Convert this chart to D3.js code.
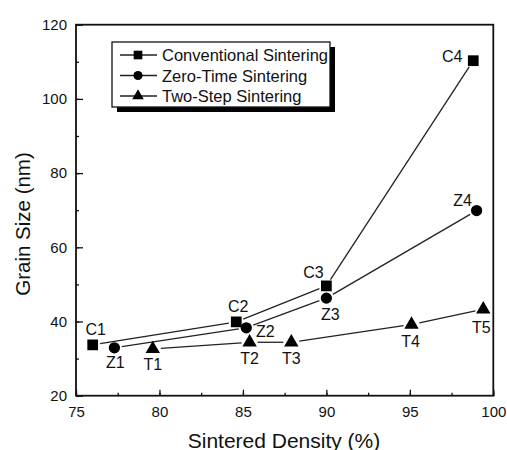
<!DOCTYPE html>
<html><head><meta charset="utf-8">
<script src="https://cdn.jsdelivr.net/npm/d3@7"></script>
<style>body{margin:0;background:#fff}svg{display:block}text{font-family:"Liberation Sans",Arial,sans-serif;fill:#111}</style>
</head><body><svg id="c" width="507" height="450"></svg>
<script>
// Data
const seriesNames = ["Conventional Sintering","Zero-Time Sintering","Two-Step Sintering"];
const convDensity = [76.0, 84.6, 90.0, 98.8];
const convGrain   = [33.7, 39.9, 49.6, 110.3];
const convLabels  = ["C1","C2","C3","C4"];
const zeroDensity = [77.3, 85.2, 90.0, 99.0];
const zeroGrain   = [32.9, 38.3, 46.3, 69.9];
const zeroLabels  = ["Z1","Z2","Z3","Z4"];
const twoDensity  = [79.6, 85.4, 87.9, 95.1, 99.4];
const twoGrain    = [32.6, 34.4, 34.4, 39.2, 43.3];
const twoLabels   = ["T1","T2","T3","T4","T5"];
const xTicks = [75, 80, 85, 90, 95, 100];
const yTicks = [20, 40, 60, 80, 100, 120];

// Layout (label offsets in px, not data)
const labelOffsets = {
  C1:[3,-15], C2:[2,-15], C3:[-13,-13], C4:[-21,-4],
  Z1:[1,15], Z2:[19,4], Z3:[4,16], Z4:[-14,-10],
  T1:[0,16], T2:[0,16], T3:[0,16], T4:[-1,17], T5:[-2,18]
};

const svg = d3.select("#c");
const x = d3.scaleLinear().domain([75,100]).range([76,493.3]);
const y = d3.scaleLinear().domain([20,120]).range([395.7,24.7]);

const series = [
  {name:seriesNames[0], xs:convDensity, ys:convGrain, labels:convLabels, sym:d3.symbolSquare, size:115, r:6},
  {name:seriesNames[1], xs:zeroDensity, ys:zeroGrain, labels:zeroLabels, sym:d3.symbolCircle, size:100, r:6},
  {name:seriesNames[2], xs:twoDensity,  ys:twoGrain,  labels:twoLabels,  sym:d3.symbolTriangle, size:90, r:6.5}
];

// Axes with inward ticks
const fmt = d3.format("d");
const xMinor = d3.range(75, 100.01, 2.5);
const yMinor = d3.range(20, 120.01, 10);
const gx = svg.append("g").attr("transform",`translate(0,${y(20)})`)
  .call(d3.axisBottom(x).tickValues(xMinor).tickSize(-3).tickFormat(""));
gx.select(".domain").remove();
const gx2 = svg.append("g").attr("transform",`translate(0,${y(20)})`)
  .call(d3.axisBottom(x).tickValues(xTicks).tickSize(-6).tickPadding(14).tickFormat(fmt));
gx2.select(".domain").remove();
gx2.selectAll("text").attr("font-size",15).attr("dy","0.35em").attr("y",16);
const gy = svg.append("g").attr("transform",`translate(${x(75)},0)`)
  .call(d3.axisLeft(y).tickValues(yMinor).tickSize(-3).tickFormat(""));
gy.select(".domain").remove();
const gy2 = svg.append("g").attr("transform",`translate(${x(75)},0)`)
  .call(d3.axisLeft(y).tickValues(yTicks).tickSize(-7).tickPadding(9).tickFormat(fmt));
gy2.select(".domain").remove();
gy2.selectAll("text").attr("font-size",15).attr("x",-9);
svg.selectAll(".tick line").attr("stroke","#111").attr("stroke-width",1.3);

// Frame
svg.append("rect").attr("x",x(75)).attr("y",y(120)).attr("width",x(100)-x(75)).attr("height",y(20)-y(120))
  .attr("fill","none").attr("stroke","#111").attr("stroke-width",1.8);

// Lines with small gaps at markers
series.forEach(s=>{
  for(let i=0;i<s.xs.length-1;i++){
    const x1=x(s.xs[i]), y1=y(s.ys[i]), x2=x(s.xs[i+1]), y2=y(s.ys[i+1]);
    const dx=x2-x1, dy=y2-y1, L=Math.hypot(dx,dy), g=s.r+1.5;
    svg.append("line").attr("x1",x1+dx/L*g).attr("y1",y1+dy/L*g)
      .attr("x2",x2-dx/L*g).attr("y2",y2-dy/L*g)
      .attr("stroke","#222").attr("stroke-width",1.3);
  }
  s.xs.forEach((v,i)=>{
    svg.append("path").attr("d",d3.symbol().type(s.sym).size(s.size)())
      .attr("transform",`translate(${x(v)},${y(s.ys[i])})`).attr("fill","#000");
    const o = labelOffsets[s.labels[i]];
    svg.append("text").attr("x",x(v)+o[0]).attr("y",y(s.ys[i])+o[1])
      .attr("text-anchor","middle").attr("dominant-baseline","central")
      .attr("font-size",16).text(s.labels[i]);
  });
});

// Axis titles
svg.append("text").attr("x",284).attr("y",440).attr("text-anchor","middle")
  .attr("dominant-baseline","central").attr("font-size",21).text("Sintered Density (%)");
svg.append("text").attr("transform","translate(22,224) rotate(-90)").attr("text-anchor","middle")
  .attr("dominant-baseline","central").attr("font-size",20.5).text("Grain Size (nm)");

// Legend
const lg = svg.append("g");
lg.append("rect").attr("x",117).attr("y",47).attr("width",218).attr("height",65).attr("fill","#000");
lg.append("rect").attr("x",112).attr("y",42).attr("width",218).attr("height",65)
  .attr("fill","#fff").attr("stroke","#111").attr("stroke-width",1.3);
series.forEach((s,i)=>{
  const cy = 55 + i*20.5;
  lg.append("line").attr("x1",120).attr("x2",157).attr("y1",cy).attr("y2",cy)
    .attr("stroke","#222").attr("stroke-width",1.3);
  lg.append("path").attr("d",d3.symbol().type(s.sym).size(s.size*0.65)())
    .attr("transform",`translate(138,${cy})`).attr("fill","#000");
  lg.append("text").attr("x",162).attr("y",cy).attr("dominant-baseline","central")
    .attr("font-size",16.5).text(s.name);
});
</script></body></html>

━━━━━━━━

### Task brief
Quote everything in the listing above exactly; pictures are the only thing to omit.

### Answer in full
Convert this chart to D3.js code.
<!DOCTYPE html>
<html><head><meta charset="utf-8">
<script src="https://cdn.jsdelivr.net/npm/d3@7"></script>
<style>body{margin:0;background:#fff}svg{display:block}text{font-family:"Liberation Sans",Arial,sans-serif;fill:#111}</style>
</head><body><svg id="c" width="507" height="450"></svg>
<script>
// Data
const seriesNames = ["Conventional Sintering","Zero-Time Sintering","Two-Step Sintering"];
const convDensity = [76.0, 84.6, 90.0, 98.8];
const convGrain   = [33.7, 39.9, 49.6, 110.3];
const convLabels  = ["C1","C2","C3","C4"];
const zeroDensity = [77.3, 85.2, 90.0, 99.0];
const zeroGrain   = [32.9, 38.3, 46.3, 69.9];
const zeroLabels  = ["Z1","Z2","Z3","Z4"];
const twoDensity  = [79.6, 85.4, 87.9, 95.1, 99.4];
const twoGrain    = [32.6, 34.4, 34.4, 39.2, 43.3];
const twoLabels   = ["T1","T2","T3","T4","T5"];
const xTicks = [75, 80, 85, 90, 95, 100];
const yTicks = [20, 40, 60, 80, 100, 120];

// Layout (label offsets in px, not data)
const labelOffsets = {
  C1:[3,-15], C2:[2,-15], C3:[-13,-13], C4:[-21,-4],
  Z1:[1,15], Z2:[19,4], Z3:[4,16], Z4:[-14,-10],
  T1:[0,16], T2:[0,16], T3:[0,16], T4:[-1,17], T5:[-2,18]
};

const svg = d3.select("#c");
const x = d3.scaleLinear().domain([75,100]).range([76,493.3]);
const y = d3.scaleLinear().domain([20,120]).range([395.7,24.7]);

const series = [
  {name:seriesNames[0], xs:convDensity, ys:convGrain, labels:convLabels, sym:d3.symbolSquare, size:115, r:6},
  {name:seriesNames[1], xs:zeroDensity, ys:zeroGrain, labels:zeroLabels, sym:d3.symbolCircle, size:100, r:6},
  {name:seriesNames[2], xs:twoDensity,  ys:twoGrain,  labels:twoLabels,  sym:d3.symbolTriangle, size:90, r:6.5}
];

// Axes with inward ticks
const fmt = d3.format("d");
const xMinor = d3.range(75, 100.01, 2.5);
const yMinor = d3.range(20, 120.01, 10);
const gx = svg.append("g").attr("transform",`translate(0,${y(20)})`)
  .call(d3.axisBottom(x).tickValues(xMinor).tickSize(-3).tickFormat(""));
gx.select(".domain").remove();
const gx2 = svg.append("g").attr("transform",`translate(0,${y(20)})`)
  .call(d3.axisBottom(x).tickValues(xTicks).tickSize(-6).tickPadding(14).tickFormat(fmt));
gx2.select(".domain").remove();
gx2.selectAll("text").attr("font-size",15).attr("dy","0.35em").attr("y",16);
const gy = svg.append("g").attr("transform",`translate(${x(75)},0)`)
  .call(d3.axisLeft(y).tickValues(yMinor).tickSize(-3).tickFormat(""));
gy.select(".domain").remove();
const gy2 = svg.append("g").attr("transform",`translate(${x(75)},0)`)
  .call(d3.axisLeft(y).tickValues(yTicks).tickSize(-7).tickPadding(9).tickFormat(fmt));
gy2.select(".domain").remove();
gy2.selectAll("text").attr("font-size",15).attr("x",-9);
svg.selectAll(".tick line").attr("stroke","#111").attr("stroke-width",1.3);

// Frame
svg.append("rect").attr("x",x(75)).attr("y",y(120)).attr("width",x(100)-x(75)).attr("height",y(20)-y(120))
  .attr("fill","none").attr("stroke","#111").attr("stroke-width",1.8);

// Lines with small gaps at markers
series.forEach(s=>{
  for(let i=0;i<s.xs.length-1;i++){
    const x1=x(s.xs[i]), y1=y(s.ys[i]), x2=x(s.xs[i+1]), y2=y(s.ys[i+1]);
    const dx=x2-x1, dy=y2-y1, L=Math.hypot(dx,dy), g=s.r+1.5;
    svg.append("line").attr("x1",x1+dx/L*g).attr("y1",y1+dy/L*g)
      .attr("x2",x2-dx/L*g).attr("y2",y2-dy/L*g)
      .attr("stroke","#222").attr("stroke-width",1.3);
  }
  s.xs.forEach((v,i)=>{
    svg.append("path").attr("d",d3.symbol().type(s.sym).size(s.size)())
      .attr("transform",`translate(${x(v)},${y(s.ys[i])})`).attr("fill","#000");
    const o = labelOffsets[s.labels[i]];
    svg.append("text").attr("x",x(v)+o[0]).attr("y",y(s.ys[i])+o[1])
      .attr("text-anchor","middle").attr("dominant-baseline","central")
      .attr("font-size",16).text(s.labels[i]);
  });
});

// Axis titles
svg.append("text").attr("x",284).attr("y",440).attr("text-anchor","middle")
  .attr("dominant-baseline","central").attr("font-size",21).text("Sintered Density (%)");
svg.append("text").attr("transform","translate(22,224) rotate(-90)").attr("text-anchor","middle")
  .attr("dominant-baseline","central").attr("font-size",20.5).text("Grain Size (nm)");

// Legend
const lg = svg.append("g");
lg.append("rect").attr("x",117).attr("y",47).attr("width",218).attr("height",65).attr("fill","#000");
lg.append("rect").attr("x",112).attr("y",42).attr("width",218).attr("height",65)
  .attr("fill","#fff").attr("stroke","#111").attr("stroke-width",1.3);
series.forEach((s,i)=>{
  const cy = 55 + i*20.5;
  lg.append("line").attr("x1",120).attr("x2",157).attr("y1",cy).attr("y2",cy)
    .attr("stroke","#222").attr("stroke-width",1.3);
  lg.append("path").attr("d",d3.symbol().type(s.sym).size(s.size*0.65)())
    .attr("transform",`translate(138,${cy})`).attr("fill","#000");
  lg.append("text").attr("x",162).attr("y",cy).attr("dominant-baseline","central")
    .attr("font-size",16.5).text(s.name);
});
</script></body></html>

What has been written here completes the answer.